[Entries with chart source code]
┄┄┄┄┄┄
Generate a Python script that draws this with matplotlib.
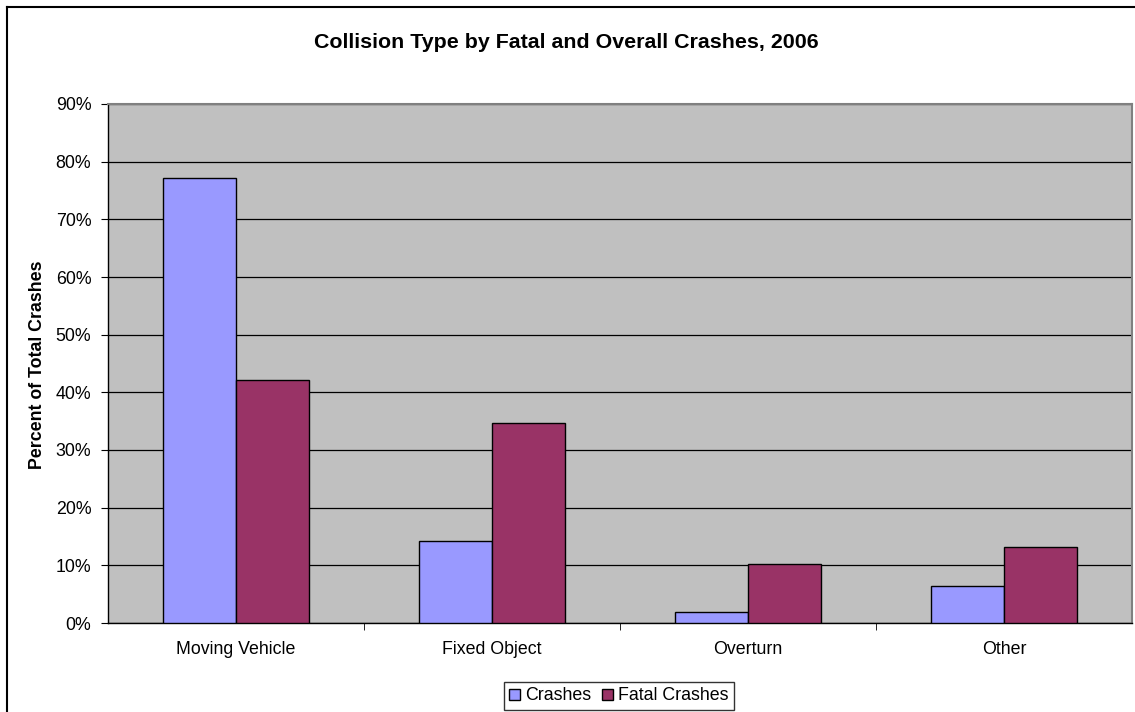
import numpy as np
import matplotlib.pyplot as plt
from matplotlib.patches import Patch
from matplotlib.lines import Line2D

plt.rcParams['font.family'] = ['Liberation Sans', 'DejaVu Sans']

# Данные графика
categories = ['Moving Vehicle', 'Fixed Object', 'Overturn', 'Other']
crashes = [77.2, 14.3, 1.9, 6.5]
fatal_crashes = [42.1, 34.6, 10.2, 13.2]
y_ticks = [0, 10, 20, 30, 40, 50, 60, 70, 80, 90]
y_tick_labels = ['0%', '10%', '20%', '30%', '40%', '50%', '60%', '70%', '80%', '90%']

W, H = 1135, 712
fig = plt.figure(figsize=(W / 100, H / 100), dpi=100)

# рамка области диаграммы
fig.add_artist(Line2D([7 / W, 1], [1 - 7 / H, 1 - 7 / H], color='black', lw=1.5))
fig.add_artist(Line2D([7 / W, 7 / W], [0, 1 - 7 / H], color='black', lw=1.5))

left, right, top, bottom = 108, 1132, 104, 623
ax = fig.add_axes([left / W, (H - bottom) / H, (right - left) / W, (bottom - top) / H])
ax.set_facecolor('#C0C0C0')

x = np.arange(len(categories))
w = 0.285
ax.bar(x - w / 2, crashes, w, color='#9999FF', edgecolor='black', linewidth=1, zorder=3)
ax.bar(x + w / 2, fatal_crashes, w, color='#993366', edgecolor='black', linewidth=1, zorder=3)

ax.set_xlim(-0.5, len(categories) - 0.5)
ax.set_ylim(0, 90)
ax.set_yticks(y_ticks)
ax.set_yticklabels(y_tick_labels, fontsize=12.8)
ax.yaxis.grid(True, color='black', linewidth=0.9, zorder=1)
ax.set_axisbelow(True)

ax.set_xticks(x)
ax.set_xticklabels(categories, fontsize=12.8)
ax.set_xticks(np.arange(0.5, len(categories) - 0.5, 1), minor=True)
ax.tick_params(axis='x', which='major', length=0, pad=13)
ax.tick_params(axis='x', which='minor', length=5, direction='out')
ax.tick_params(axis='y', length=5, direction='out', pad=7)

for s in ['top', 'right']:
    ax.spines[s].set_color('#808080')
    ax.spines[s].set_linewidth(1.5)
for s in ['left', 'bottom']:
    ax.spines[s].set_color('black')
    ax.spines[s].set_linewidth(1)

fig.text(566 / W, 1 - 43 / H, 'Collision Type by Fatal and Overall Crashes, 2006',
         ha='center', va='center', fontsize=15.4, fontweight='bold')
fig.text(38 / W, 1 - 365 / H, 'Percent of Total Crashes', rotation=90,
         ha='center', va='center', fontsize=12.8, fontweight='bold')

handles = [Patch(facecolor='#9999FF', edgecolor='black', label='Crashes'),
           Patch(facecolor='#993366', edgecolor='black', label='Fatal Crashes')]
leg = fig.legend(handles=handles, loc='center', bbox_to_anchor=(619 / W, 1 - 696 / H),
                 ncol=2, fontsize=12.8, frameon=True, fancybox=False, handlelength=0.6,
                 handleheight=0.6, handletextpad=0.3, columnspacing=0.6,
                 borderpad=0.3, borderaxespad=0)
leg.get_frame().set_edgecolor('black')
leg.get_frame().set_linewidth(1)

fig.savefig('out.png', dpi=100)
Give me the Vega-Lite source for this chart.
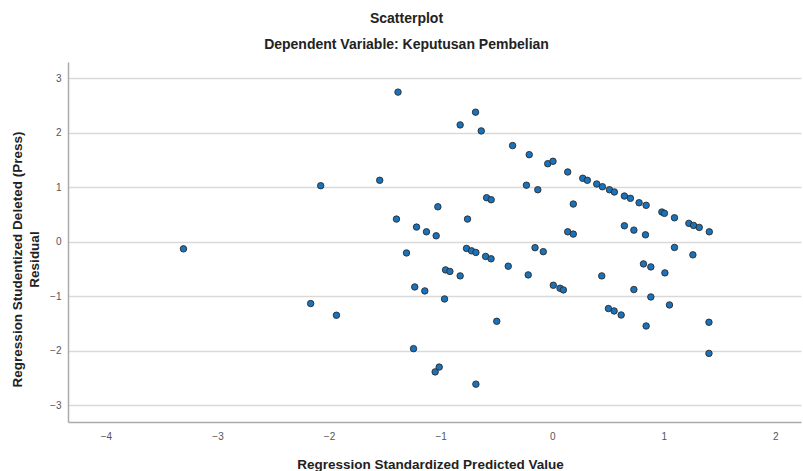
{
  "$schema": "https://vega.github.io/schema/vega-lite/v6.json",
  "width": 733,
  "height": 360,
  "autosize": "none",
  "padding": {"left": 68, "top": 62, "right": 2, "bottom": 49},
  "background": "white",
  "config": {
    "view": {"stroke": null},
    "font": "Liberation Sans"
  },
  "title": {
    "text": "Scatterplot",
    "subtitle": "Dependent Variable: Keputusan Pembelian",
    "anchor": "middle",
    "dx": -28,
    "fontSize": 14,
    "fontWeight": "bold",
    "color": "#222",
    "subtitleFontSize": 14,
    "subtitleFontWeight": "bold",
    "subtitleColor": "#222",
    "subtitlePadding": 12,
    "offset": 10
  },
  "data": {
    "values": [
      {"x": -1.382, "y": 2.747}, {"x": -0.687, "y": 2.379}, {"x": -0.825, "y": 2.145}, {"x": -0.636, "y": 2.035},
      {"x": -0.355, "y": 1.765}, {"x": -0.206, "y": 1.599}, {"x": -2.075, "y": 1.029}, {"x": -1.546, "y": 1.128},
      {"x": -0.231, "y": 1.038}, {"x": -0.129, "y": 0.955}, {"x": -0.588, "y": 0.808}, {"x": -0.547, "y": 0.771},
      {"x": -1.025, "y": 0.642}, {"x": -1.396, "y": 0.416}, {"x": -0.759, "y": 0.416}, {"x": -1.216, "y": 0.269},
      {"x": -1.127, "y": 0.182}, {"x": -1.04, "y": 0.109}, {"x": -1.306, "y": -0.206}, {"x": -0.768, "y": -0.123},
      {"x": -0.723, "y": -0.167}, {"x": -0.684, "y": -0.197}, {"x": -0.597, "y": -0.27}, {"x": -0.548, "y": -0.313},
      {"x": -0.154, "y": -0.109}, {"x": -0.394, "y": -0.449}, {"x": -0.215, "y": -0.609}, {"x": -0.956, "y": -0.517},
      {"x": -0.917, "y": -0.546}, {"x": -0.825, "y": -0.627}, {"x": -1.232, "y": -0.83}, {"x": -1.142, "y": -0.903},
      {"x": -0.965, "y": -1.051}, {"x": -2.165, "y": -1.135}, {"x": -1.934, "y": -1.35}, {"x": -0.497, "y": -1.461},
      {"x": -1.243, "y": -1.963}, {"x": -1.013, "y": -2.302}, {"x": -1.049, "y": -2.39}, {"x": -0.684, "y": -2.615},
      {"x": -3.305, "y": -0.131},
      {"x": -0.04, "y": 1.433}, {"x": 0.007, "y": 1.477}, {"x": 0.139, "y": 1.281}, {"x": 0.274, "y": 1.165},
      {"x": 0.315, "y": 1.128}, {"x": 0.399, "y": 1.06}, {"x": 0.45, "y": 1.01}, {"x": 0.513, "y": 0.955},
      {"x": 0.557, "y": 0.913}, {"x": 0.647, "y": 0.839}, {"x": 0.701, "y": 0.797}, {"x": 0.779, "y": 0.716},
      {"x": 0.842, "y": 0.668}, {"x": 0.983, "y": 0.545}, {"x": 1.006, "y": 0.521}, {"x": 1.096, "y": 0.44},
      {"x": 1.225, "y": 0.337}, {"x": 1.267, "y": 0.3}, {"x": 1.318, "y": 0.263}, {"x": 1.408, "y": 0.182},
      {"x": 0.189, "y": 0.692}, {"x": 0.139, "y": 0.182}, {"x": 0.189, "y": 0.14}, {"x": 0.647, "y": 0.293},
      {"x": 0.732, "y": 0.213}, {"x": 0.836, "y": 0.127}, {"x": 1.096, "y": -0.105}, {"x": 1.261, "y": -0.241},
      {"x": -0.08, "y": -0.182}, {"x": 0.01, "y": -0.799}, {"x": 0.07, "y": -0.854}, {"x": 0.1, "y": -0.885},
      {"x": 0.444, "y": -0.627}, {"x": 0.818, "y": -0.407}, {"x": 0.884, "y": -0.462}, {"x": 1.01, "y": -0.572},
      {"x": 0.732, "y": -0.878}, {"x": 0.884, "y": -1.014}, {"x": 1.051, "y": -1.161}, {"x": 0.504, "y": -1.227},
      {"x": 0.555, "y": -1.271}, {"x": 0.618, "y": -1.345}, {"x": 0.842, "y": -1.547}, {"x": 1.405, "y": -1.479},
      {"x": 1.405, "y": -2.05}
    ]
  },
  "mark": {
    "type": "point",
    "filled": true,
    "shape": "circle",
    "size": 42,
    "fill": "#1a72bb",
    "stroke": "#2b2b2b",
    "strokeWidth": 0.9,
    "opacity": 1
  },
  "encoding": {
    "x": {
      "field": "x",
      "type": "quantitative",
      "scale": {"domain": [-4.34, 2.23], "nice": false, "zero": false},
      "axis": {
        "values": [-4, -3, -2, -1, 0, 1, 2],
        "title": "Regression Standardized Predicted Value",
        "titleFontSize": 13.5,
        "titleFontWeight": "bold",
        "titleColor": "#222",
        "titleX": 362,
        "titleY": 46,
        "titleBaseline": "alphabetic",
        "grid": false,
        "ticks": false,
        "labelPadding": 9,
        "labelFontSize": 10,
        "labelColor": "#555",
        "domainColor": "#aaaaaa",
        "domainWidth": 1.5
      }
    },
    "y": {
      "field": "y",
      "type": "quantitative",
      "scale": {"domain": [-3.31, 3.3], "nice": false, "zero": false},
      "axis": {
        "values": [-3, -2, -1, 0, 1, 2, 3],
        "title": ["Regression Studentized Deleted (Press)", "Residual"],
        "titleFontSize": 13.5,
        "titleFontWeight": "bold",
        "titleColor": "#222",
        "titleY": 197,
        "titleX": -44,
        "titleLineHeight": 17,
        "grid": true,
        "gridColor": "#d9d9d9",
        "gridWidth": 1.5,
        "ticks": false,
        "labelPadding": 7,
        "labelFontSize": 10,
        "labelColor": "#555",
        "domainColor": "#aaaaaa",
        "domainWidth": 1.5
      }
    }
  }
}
┄┄┄┄┄┄
SET EXERCISE: From the first line of the entries above down to the line holding "ax.set_facecolor('#C0C0C0')", quote each line exactly and nothing else, skipping pictures.

FINAL RESULT:
Generate a Python script that draws this with matplotlib.
import numpy as np
import matplotlib.pyplot as plt
from matplotlib.patches import Patch
from matplotlib.lines import Line2D

plt.rcParams['font.family'] = ['Liberation Sans', 'DejaVu Sans']

# Данные графика
categories = ['Moving Vehicle', 'Fixed Object', 'Overturn', 'Other']
crashes = [77.2, 14.3, 1.9, 6.5]
fatal_crashes = [42.1, 34.6, 10.2, 13.2]
y_ticks = [0, 10, 20, 30, 40, 50, 60, 70, 80, 90]
y_tick_labels = ['0%', '10%', '20%', '30%', '40%', '50%', '60%', '70%', '80%', '90%']

W, H = 1135, 712
fig = plt.figure(figsize=(W / 100, H / 100), dpi=100)

# рамка области диаграммы
fig.add_artist(Line2D([7 / W, 1], [1 - 7 / H, 1 - 7 / H], color='black', lw=1.5))
fig.add_artist(Line2D([7 / W, 7 / W], [0, 1 - 7 / H], color='black', lw=1.5))

left, right, top, bottom = 108, 1132, 104, 623
ax = fig.add_axes([left / W, (H - bottom) / H, (right - left) / W, (bottom - top) / H])
ax.set_facecolor('#C0C0C0')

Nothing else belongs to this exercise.